DOD has relaunched the Partnering to Advance Trusted and Holistic Spectrum Solutions process to explore dynamic spectrum sharing (see 2405200050), but NTIA needs public engagement as part of the related studies (see 2403120056) of the bands being examined as part of the national spectrum strategy, Shiva Goel, NTIA senior adviser-spectrum policy, blogged Wednesday. For the band studies co-led by DOD and NTIA, “the responsibility to establish a multistakeholder forum for non-Federal engagement falls on NTIA,” Goel said: “We know just how instrumental that engagement was to the identification of bands to be studied in the Strategy. We know how much the execution, too, will benefit from those contributions.” Goel said involving diverse stakeholders in the studies is important “to ensuring that the public has confidence in the work that results.”
The FCC’s Technological Advisory Council will meet June 21 at 10 a.m. at FCC headquarters, a notice in Tuesday’s Federal Register said. “TAC will continue to consider and advise the Commission on topics such as continued efforts at looking beyond 5G advanced as 6G begins to develop so as to facilitate U.S. leadership; studying advanced spectrum sharing techniques, including the implementation of artificial intelligence and machine learning to improve the utilization and administration of spectrum; and other emerging technologies,” the notice said. TAC held the first meeting under its current charter in March (see 2403190060).

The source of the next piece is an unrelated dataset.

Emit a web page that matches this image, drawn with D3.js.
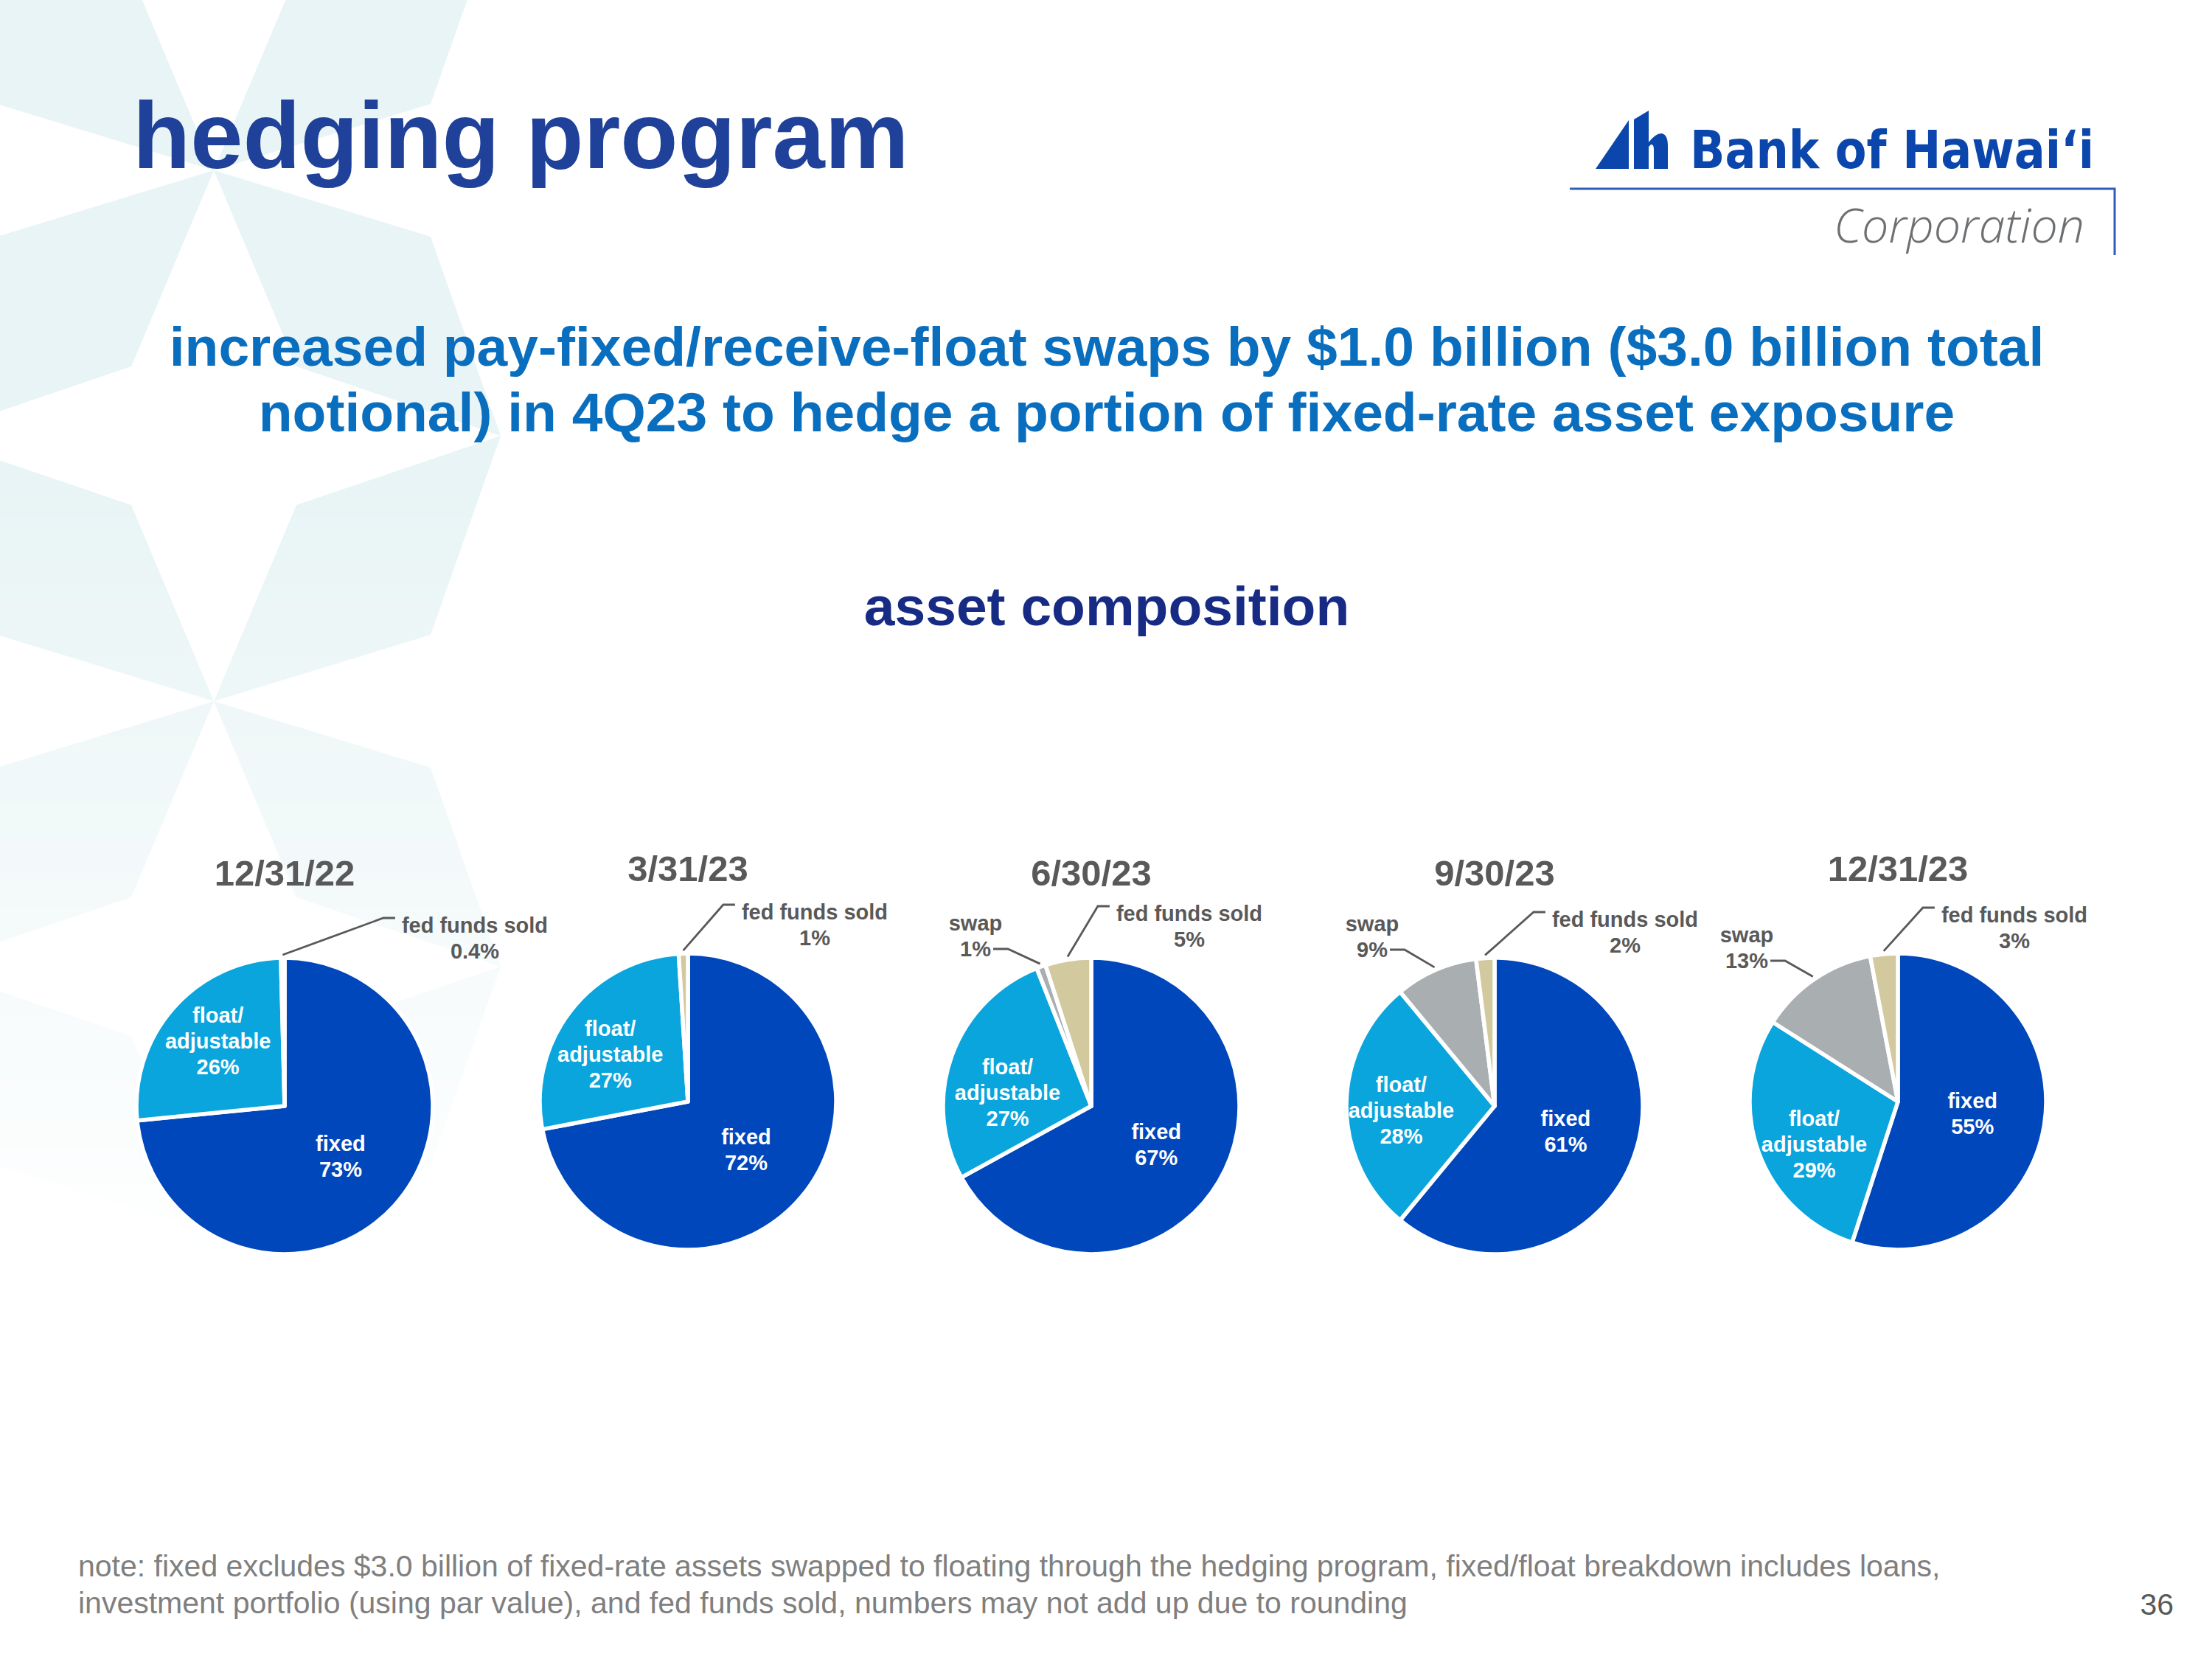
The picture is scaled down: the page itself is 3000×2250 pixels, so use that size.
<!DOCTYPE html>
<html>
<head>
<meta charset="utf-8">
<title>hedging program</title>
<script src="https://cdn.jsdelivr.net/npm/d3@7"></script>
<style>
  body { margin: 0; background: #fff; }
  svg { display: block; }
  text { font-family: "Liberation Sans", Arial, Helvetica, sans-serif; }
</style>
</head>
<body>
<div id="slide"></div>
<script>
// asset composition by quarter end (percent of total)
var dates = ['12/31/22', '3/31/23', '6/30/23', '9/30/23', '12/31/23'];
var categories = ['fixed', 'float/adjustable', 'swap', 'fed funds sold'];
var fixedPct = [73, 72, 67, 61, 55];
var floatPct = [26, 27, 27, 28, 29];
var swapPct = [0, 0, 1, 9, 13];
var fedFundsPct = [0.4, 1, 5, 2, 3];

var sliceColors = ['#0047BB', '#0AA5DD', '#A9AEB1', '#D3C99E'];

// where the outside callouts sit, relative to each pie centre
var fedLabelPos = [[258, -235], [172, -247], [133, -251], [177, -243], [158, -243]];
var swapLabelPos = [null, null, [-157, -238], [-166, -237], [-205, -216]];
var floatNudge = [[0, -8], [-10, 10], [0, 23], [-6, 6], [0, 17]];
var pieLift = [0, -6, 0, 0, -6];

var W = 3000, H = 2250;
var svg = d3.select('#slide').append('svg')
    .attr('width', W)
    .attr('height', H);

var defs = svg.append('defs');

// ---------- faint star pattern on the left ----------
var fade = defs.append('linearGradient')
    .attr('id', 'fade')
    .attr('gradientUnits', 'userSpaceOnUse')
    .attr('x1', 0).attr('y1', 650).attr('x2', 0).attr('y2', 1720);
fade.append('stop').attr('offset', 0).attr('stop-color', '#fff').attr('stop-opacity', 1);
fade.append('stop').attr('offset', 1).attr('stop-color', '#fff').attr('stop-opacity', 0);
defs.append('mask').attr('id', 'fadeMask')
    .append('rect')
        .attr('width', W).attr('height', H)
        .attr('fill', 'url(#fade)');

var kiteCentres = [[290, 231], [290, 951], [290, 1671]];
var kite = [[0, 0], [294, 90], [389, 360], [112, 266]];
var bg = svg.append('g').attr('mask', 'url(#fadeMask)');
kiteCentres.forEach(function (c) {
    [[1, 1], [1, -1], [-1, 1], [-1, -1]].forEach(function (s) {
        bg.append('polygon')
            .attr('points', kite.map(function (p) {
                return (c[0] + s[0] * p[0]) + ',' + (c[1] + s[1] * p[1]);
            }).join(' '))
            .style('fill', '#E8F4F5');
    });
});

// ---------- headings ----------
svg.append('text')
    .attr('x', 180)
    .attr('y', 228)
    .style('font-size', '128px')
    .style('font-weight', 'bold')
    .style('fill', '#1F4199')
    .text('hedging program');

var sub = svg.append('text')
    .attr('text-anchor', 'middle')
    .style('font-size', '75px')
    .style('font-weight', 'bold')
    .style('fill', '#0A6EBE');
sub.append('tspan').attr('x', 1501).attr('y', 496)
    .text('increased pay-fixed/receive-float swaps by $1.0 billion ($3.0 billion total');
sub.append('tspan').attr('x', 1501).attr('y', 585)
    .text('notional) in 4Q23 to hedge a portion of fixed-rate asset exposure');

svg.append('text')
    .attr('x', 1501)
    .attr('y', 848)
    .attr('text-anchor', 'middle')
    .style('font-size', '75px')
    .style('font-weight', 'bold')
    .style('fill', '#172B84')
    .text('asset composition');

// ---------- logo ----------
var logo = svg.append('g');
logo.append('polygon')
    .attr('points', '2164,229 2209,229 2209,163')
    .style('fill', '#0B46AC');
logo.append('path')
    .attr('d', 'M2216,229 L2216,162 L2236,150 L2236,193 Q2246,180 2254,181 Q2262,183 2262,198 L2262,229 L2243,229 L2243,203 Q2243,195 2239,196 L2236,199 L2236,229 Z')
    .style('fill', '#0B46AC');
logo.append('text')
    .attr('x', 2292)
    .attr('y', 228)
    .attr('textLength', 548)
    .attr('lengthAdjust', 'spacingAndGlyphs')
    .style('font-family', '"DejaVu Sans", "Liberation Sans", sans-serif')
    .style('font-size', '72px')
    .style('font-weight', 'bold')
    .style('fill', '#0B46AC')
    .text('Bank of Hawai\u2018i');
logo.append('polyline')
    .attr('points', '2129,256 2868,256 2868,346')
    .style('fill', 'none')
    .style('stroke', '#2F5DB9')
    .style('stroke-width', 3);
logo.append('text')
    .attr('x', 2487)
    .attr('y', 329)
    .attr('textLength', 340)
    .attr('lengthAdjust', 'spacingAndGlyphs')
    .style('font-family', '"Open Sans", "Noto Sans", sans-serif')
    .style('font-style', 'italic')
    .style('font-weight', 300)
    .style('font-size', '64px')
    .style('fill', '#6D7072')
    .text('Corporation');

// ---------- pies ----------
var pieX = d3.scalePoint().domain(dates).range([386, 2574]);
var pieY = 1500;
var radius = 201;
var lineGap = 35;

var pie = d3.pie().sort(null).value(function (d) { return d.value; });
var arc = d3.arc().innerRadius(0).outerRadius(radius);
var rim = d3.arc().innerRadius(radius + 4).outerRadius(radius + 4);
var fixedSpot = d3.arc().innerRadius(radius * 0.51).outerRadius(radius * 0.51);
var floatSpot = d3.arc().innerRadius(radius * 0.6).outerRadius(radius * 0.6);
var leader = d3.line();

var series = [fixedPct, floatPct, swapPct, fedFundsPct];

function pct(v) {
    return (v < 1 ? v.toFixed(1) : v.toFixed(0)) + '%';
}

function multiLine(g, x, y, lines, colour, centred) {
    var t = g.append('text')
        .attr('text-anchor', 'middle')
        .style('font-size', '29px')
        .style('font-weight', 'bold')
        .style('fill', colour);
    var top = centred ? y - (lines.length - 1) * lineGap / 2 + 10 : y;
    lines.forEach(function (s, i) {
        t.append('tspan')
            .attr('x', x)
            .attr('y', top + i * lineGap)
            .text(s);
    });
    return t;
}

dates.forEach(function (date, i) {
    var cx = pieX(date), cy = pieY + pieLift[i];
    var rows = categories.map(function (c, k) {
        return {key: c, idx: k, value: series[k][i]};
    });
    var arcs = pie(rows);

    var g = svg.append('g')
        .attr('transform', 'translate(' + cx + ',' + cy + ')');

    g.append('text')
        .attr('x', 0)
        .attr('y', -299)
        .attr('text-anchor', 'middle')
        .style('font-size', '49px')
        .style('font-weight', 'bold')
        .style('fill', '#595959')
        .text(date);

    g.selectAll('path.slice')
        .data(arcs.filter(function (d) { return d.data.value > 0; }))
        .enter().append('path')
            .attr('class', 'slice')
            .attr('d', arc)
            .style('fill', function (d) { return sliceColors[d.data.idx]; })
            .style('stroke', '#fff')
            .style('stroke-width', 5.5)
            .style('stroke-linejoin', 'round');

    // inside labels
    var p = fixedSpot.centroid(arcs[0]);
    multiLine(g, p[0], p[1], ['fixed', pct(fixedPct[i])], '#fff', true);
    p = floatSpot.centroid(arcs[1]);
    multiLine(g, p[0] + floatNudge[i][0], p[1] + floatNudge[i][1],
        ['float/', 'adjustable', pct(floatPct[i])], '#fff', true);

    // fed funds sold callout
    var fp = fedLabelPos[i];
    var ft = multiLine(g, fp[0], fp[1], ['fed funds sold', pct(fedFundsPct[i])], '#595959', false);
    var w1 = ft.select('tspan').node().getComputedTextLength();
    var left = fp[0] - w1 / 2;
    g.append('path')
        .attr('d', leader([rim.centroid(arcs[3]), [left - 25, fp[1] - 20], [left - 9, fp[1] - 20]]))
        .style('fill', 'none')
        .style('stroke', '#595959')
        .style('stroke-width', 2.8);

    // swap callout
    if (swapPct[i] > 0) {
        var sp = swapLabelPos[i];
        var st = multiLine(g, sp[0], sp[1], ['swap', pct(swapPct[i])], '#595959', false);
        var w2 = d3.select(st.selectAll('tspan').nodes()[1]).node().getComputedTextLength();
        var sx = sp[0] + w2 / 2 + 3, sy = sp[1] + lineGap - 10;
        g.append('path')
            .attr('d', leader([[sx, sy], [sx + 20, sy], rim.centroid(arcs[2])]))
            .style('fill', 'none')
            .style('stroke', '#595959')
            .style('stroke-width', 2.8);
    }
});

// ---------- footnote ----------
var note = svg.append('text')
    .style('font-size', '41px')
    .style('fill', '#7F7F7F');
note.append('tspan').attr('x', 106).attr('y', 2138)
    .text('note: fixed excludes $3.0 billion of fixed-rate assets swapped to floating through the hedging program, fixed/float breakdown includes loans,');
note.append('tspan').attr('x', 106).attr('y', 2188)
    .text('investment portfolio (using par value), and fed funds sold, numbers may not add up due to rounding');

svg.append('text')
    .attr('x', 2948)
    .attr('y', 2190)
    .attr('text-anchor', 'end')
    .style('font-size', '41px')
    .style('fill', '#595959')
    .text('36');
</script>
</body>
</html>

The International Association of Fire Chiefs told the FCC it remains “steadfast" in its support for letting the FirstNet Authority manage the 4.9 GHz band. The authority “has experience in maintaining a national public safety broadband network; mandated priority and ruthless preemption for public safety users; and has both federal and Congressional oversight to ensure proper stewardship of a vital taxpayer-owned resource,” a filing posted Tuesday in docket 07-100 said.